Schools mark end of deficit by repaying city $8 million


Baltimore school officials handed Mayor Martin O'Malley and City Council President Sheila Dixon a ceremonial check for $8 million yesterday, marking the end of a fiscal crisis that crippled the system two years ago.

The system is now deficit-free for the first time in seven years, officials said.

To prevent the system from having to accept a state bailout and takeover in 2004, O'Malley lent the system $42 million from the city's "rainy day fund." The system at the time had a $58 million deficit that was on a trajectory to reach $90 million, schools Chief Executive Officer Bonnie S. Copeland said yesterday at a news conference, surrounded by politicians at City Hall.

The system repaid $34 million of the loan last year and the remaining $8 million yesterday. Officials said the system has also been able to establish its own "rainy day fund" to cover future unforeseen expenses.

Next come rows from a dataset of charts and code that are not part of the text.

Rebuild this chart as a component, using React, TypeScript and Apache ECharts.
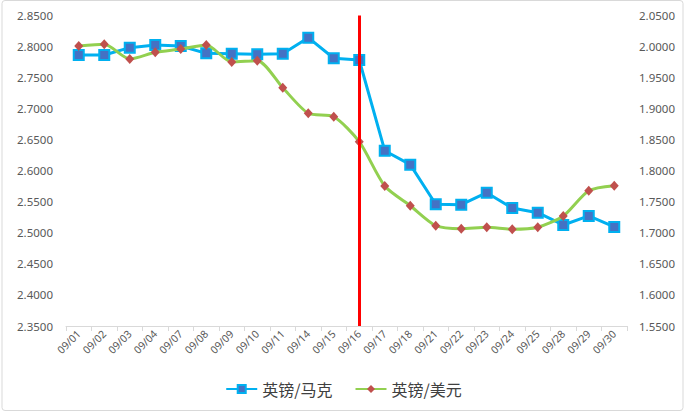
import React, { useEffect, useRef } from "react";
import * as echarts from "echarts";

const categories = [
  "09/01", "09/02", "09/03", "09/04", "09/07", "09/08", "09/09", "09/10", "09/11", "09/14", "09/15",
  "09/16", "09/17", "09/18", "09/21", "09/22", "09/23", "09/24", "09/25", "09/28", "09/29", "09/30",
];

const gbpDem = [
  2.7864, 2.7864, 2.7982, 2.8025, 2.8009, 2.7891, 2.7885, 2.7875, 2.7885, 2.8143, 2.7811,
  2.7783, 2.6323, 2.6098, 2.546, 2.5454, 2.5647, 2.54, 2.5325, 2.5127, 2.5272, 2.5095,
];

const gbpUsd = [
  2.0009, 2.0036, 1.98, 1.9907, 1.996, 2.0025, 1.9751, 1.9772, 1.9337, 1.8925, 1.887,
  1.8468, 1.7754, 1.7437, 1.7115, 1.7067, 1.709, 1.7058, 1.709, 1.7272, 1.7679, 1.776,
];

const seriesNames = ["英镑/马克", "英镑/美元"];
const eventDay = "09/16";

const axisLabelStyle = {
  color: "#595959",
  fontSize: 11.5,
  fontFamily: "Noto Sans",
};

export default function App() {
  const ref = useRef<HTMLDivElement>(null);
  useEffect(() => {
    if (!ref.current) return;
    const chart = echarts.init(ref.current, undefined, { renderer: "svg" });
    chart.setOption({
      animation: false,
      backgroundColor: "#ffffff",
      grid: { left: 66, right: 60, top: 15.5, bottom: 88 },
      graphic: [
        {
          type: "rect",
          shape: { x: 2, y: 0.5, width: 681, height: 410, r: 3 },
          style: { fill: "none", stroke: "#D9D9D9", lineWidth: 1 },
          silent: true,
        },
      ],
      legend: {
        bottom: 12,
        left: "center",
        itemWidth: 31,
        itemHeight: 10,
        itemGap: 22,
        textStyle: {
          color: "#404040",
          fontSize: 16,
          fontFamily: "Noto Sans CJK SC",
        },
        data: seriesNames,
      },
      xAxis: {
        type: "category",
        data: categories,
        boundaryGap: true,
        axisLine: { lineStyle: { color: "#D9D9D9", width: 1 } },
        axisTick: { show: true, length: 5, lineStyle: { color: "#D9D9D9" } },
        axisLabel: {
          ...axisLabelStyle,
          fontSize: 10.5,
          rotate: 45,
          interval: 0,
          margin: 6,
        },
      },
      yAxis: [
        {
          type: "value",
          min: 2.35,
          max: 2.85,
          interval: 0.05,
          position: "left",
          axisLine: { show: false },
          axisTick: { show: false },
          splitLine: { show: false },
          axisLabel: {
            ...axisLabelStyle,
            margin: 13,
            formatter: (v: number) => v.toFixed(4),
          },
        },
        {
          type: "value",
          min: 1.55,
          max: 2.05,
          interval: 0.05,
          position: "right",
          axisLine: { show: false },
          axisTick: { show: false },
          splitLine: { show: false },
          axisLabel: {
            ...axisLabelStyle,
            margin: 12,
            formatter: (v: number) => v.toFixed(4),
          },
        },
      ],
      series: [
        {
          name: seriesNames[0],
          type: "line",
          yAxisIndex: 0,
          data: gbpDem,
          symbol: "rect",
          symbolSize: 10,
          lineStyle: { color: "#00B0F0", width: 3 },
          itemStyle: { color: "#4472C4", borderColor: "#00B0F0", borderWidth: 2 },
          z: 3,
          markLine: {
            silent: true,
            symbol: "none",
            label: { show: false },
            lineStyle: { color: "#FF0000", width: 3, type: "solid" },
            data: [{ xAxis: eventDay }],
          },
        },
        {
          name: seriesNames[1],
          type: "line",
          yAxisIndex: 1,
          data: gbpUsd,
          smooth: 0.25,
          symbol: "diamond",
          symbolSize: [9, 10],
          lineStyle: { color: "#92D050", width: 3 },
          itemStyle: { color: "#C0504D", borderColor: "#C0504D", borderWidth: 0 },
          z: 4,
        },
      ],
    });
    return () => chart.dispose();
  }, []);
  return (
    <div
      ref={ref}
      style={{ position: "fixed", left: 0, top: 0, width: 687, height: 414 }}
    />
  );
}
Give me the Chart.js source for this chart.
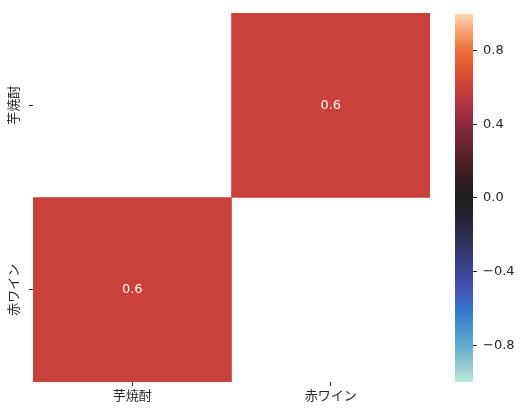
<!DOCTYPE html>
<html><head><meta charset="utf-8">
<script src="https://cdn.jsdelivr.net/npm/chart.js@4.4.1/dist/chart.umd.min.js"></script>
<style>html,body{margin:0;padding:0;background:#fff;}#wrap{position:relative;width:523px;height:416px;}canvas{position:absolute;top:0;}</style>
</head><body><div id="wrap"><canvas id="hm" width="523" height="416" style="left:0"></canvas><canvas id="cb" width="83" height="416" style="left:440px"></canvas></div>
<script>
const labels = ['芋焼酎', '赤ワイン'];
const row0 = [null, 0.6];
const row1 = [0.6, null];
const values = [row0, row1];
const cbTicks = [-0.8, -0.4, 0, 0.4, 0.8];
const vmin = -1, vmax = 1;

const FONT = '"DejaVu Sans","Noto Sans CJK JP",sans-serif';
const TXT = '#262626';
const stops = [
  [0.00,[189,231,219]],[0.05,[140,200,210]],[0.10,[95,170,205]],[0.15,[68,145,205]],
  [0.20,[54,115,205]],[0.25,[66,84,183]],[0.30,[62,68,150]],[0.35,[55,56,115]],
  [0.40,[44,44,80]],[0.45,[35,35,50]],[0.50,[32,31,31]],[0.55,[50,30,32]],
  [0.60,[78,32,40]],[0.65,[108,36,52]],[0.70,[140,42,65]],[0.75,[175,50,65]],
  [0.80,[201,65,58]],[0.85,[222,85,50]],[0.90,[236,110,60]],[0.95,[245,160,110]],
  [1.00,[253,215,180]]
];
function cmapT(t){
  t = Math.max(0, Math.min(1, t));
  for (let i=1;i<stops.length;i++){
    if (t <= stops[i][0]){
      const [t0,c0]=stops[i-1],[t1,c1]=stops[i];
      const f=(t-t0)/(t1-t0);
      const c=c0.map((v,k)=>Math.round(v+(c1[k]-v)*f));
      return `rgb(${c[0]},${c[1]},${c[2]})`;
    }
  }
  return 'rgb(253,215,180)';
}
function cmap(v){ return cmapT((v - vmin)/(vmax - vmin)); }

const datasets = values.map((row, r) => ({
  label: labels[r],
  data: row.map(v => v === null ? null : [r, r + 1]),
  backgroundColor: row.map(v => v === null ? 'rgba(0,0,0,0)' : cmap(v)),
  barPercentage: 1, categoryPercentage: 1, grouped: false, borderWidth: 0
}));

const annot = {
  id: 'annot',
  afterDatasetsDraw(chart){
    const ctx = chart.ctx;
    ctx.save();
    ctx.font = '13px ' + FONT;
    ctx.fillStyle = '#ffffff';
    ctx.textAlign = 'center';
    ctx.textBaseline = 'middle';
    values.forEach((row, r) => {
      const meta = chart.getDatasetMeta(r);
      row.forEach((v, c) => {
        if (v === null) return;
        const el = meta.data[c];
        ctx.fillText(v.toFixed(1), el.x, (el.y + el.base) / 2);
      });
    });
    const ys = chart.scales.y;
    ctx.fillStyle = TXT;
    labels.forEach((lab, r) => {
      const py = ys.getPixelForValue(r + 0.5);
      ctx.save();
      ctx.translate(15, py);
      ctx.rotate(-Math.PI / 2);
      ctx.fillText(lab, 0, 0);
      ctx.restore();
    });
    ctx.restore();
  }
};

new Chart(document.getElementById('hm'), {
  type: 'bar',
  data: { labels: labels, datasets: datasets },
  options: {
    responsive: false, animation: false,
    layout: { padding: { top: 13, right: 93, left: 0, bottom: 0 } },
    plugins: { legend: { display: false }, tooltip: { enabled: false } },
    scales: {
      x: {
        type: 'category',
        grid: { display: true, drawOnChartArea: false, drawTicks: true, tickLength: 4, tickColor: TXT, offset: false, lineWidth: 1 },
        border: { display: false },
        ticks: { color: TXT, font: { family: FONT, size: 13 }, padding: 3, maxRotation: 0 },
        afterFit(s){ s.height = 34; }
      },
      y: {
        type: 'linear', min: 0, max: 2, reverse: true,
        afterBuildTicks(s){ s.ticks = [{ value: 0.5 }, { value: 1.5 }]; },
        grid: { display: true, drawOnChartArea: false, drawTicks: true, tickLength: 4, tickColor: TXT, lineWidth: 1 },
        border: { display: false },
        ticks: { callback: () => '', padding: 0 },
        afterFit(s){ s.width = 33; }
      }
    }
  },
  plugins: [annot]
});

new Chart(document.getElementById('cb'), {
  type: 'bar',
  data: { labels: [''], datasets: [{
    data: [[vmin, vmax]],
    barPercentage: 1, categoryPercentage: 1, borderWidth: 0,
    backgroundColor(ctx){
      const ca = ctx.chart.chartArea;
      if (!ca) return 'rgba(0,0,0,0)';
      const g = ctx.chart.ctx.createLinearGradient(0, ca.bottom, 0, ca.top);
      stops.forEach(([t]) => g.addColorStop(t, cmapT(t)));
      return g;
    }
  }]},
  options: {
    responsive: false, animation: false,
    layout: { padding: { top: 13, bottom: 34, left: 15, right: 0 } },
    plugins: { legend: { display: false }, tooltip: { enabled: false } },
    scales: {
      x: { display: false },
      y: {
        position: 'right', min: vmin, max: vmax,
        afterBuildTicks(s){ s.ticks = cbTicks.map(v => ({ value: v })); },
        grid: { display: true, drawOnChartArea: false, drawTicks: true, tickLength: 4, tickColor: TXT, lineWidth: 1 },
        border: { display: false },
        ticks: { color: TXT, font: { family: FONT, size: 13 }, padding: 6,
          callback: v => (v < 0 ? '\u2212' : '') + Math.abs(v).toFixed(1) },
        afterFit(s){ s.width = 50; }
      }
    }
  }
});
</script></body></html>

"There were so many who said it could never happen," said O'Malley, a Democratic candidate for governor who has sparred with state officials -- particularly Republican Gov. Robert L. Ehrlich Jr. -- over control of the city's schools. "But together, we did it."

O'Malley used the opportunity to praise the achievements of the city's schools. He said the third-grade proficiency rate in reading improved from 16 percent in 2000 to 61 percent last year. However, Maryland school systems use a different standardized test now than they did in 2000, and experts caution against comparing the results of different tests.

On the current test, the Maryland School Assessment, the pass rate in third-grade reading improved from 39 percent in 2003 to 61 percent last year.

The previous test, the Maryland School Performance Assessment Program, measured the performance of schools but not individual students.

As school officials thanked O'Malley and City Council members yesterday for standing behind them during the fiscal crisis, the state education department said its contributions to Baltimore's schools should not be overlooked.

The state has increased funding to city schools by more than $200 million since the so-called Thornton legislation, designed to equalize school funding, took effect in 2003, said William Reinhard, a spokesman for the Maryland State Department of Education.

The increase in state funding has come along with an increase in state instructional requirements, such as all-day kindergarten for all children.

Ehrlich's office released a statement yesterday that said, "Gov. Ehrlich is proud to have made this check possible by providing Baltimore City Schools with record funding increases for four straight years."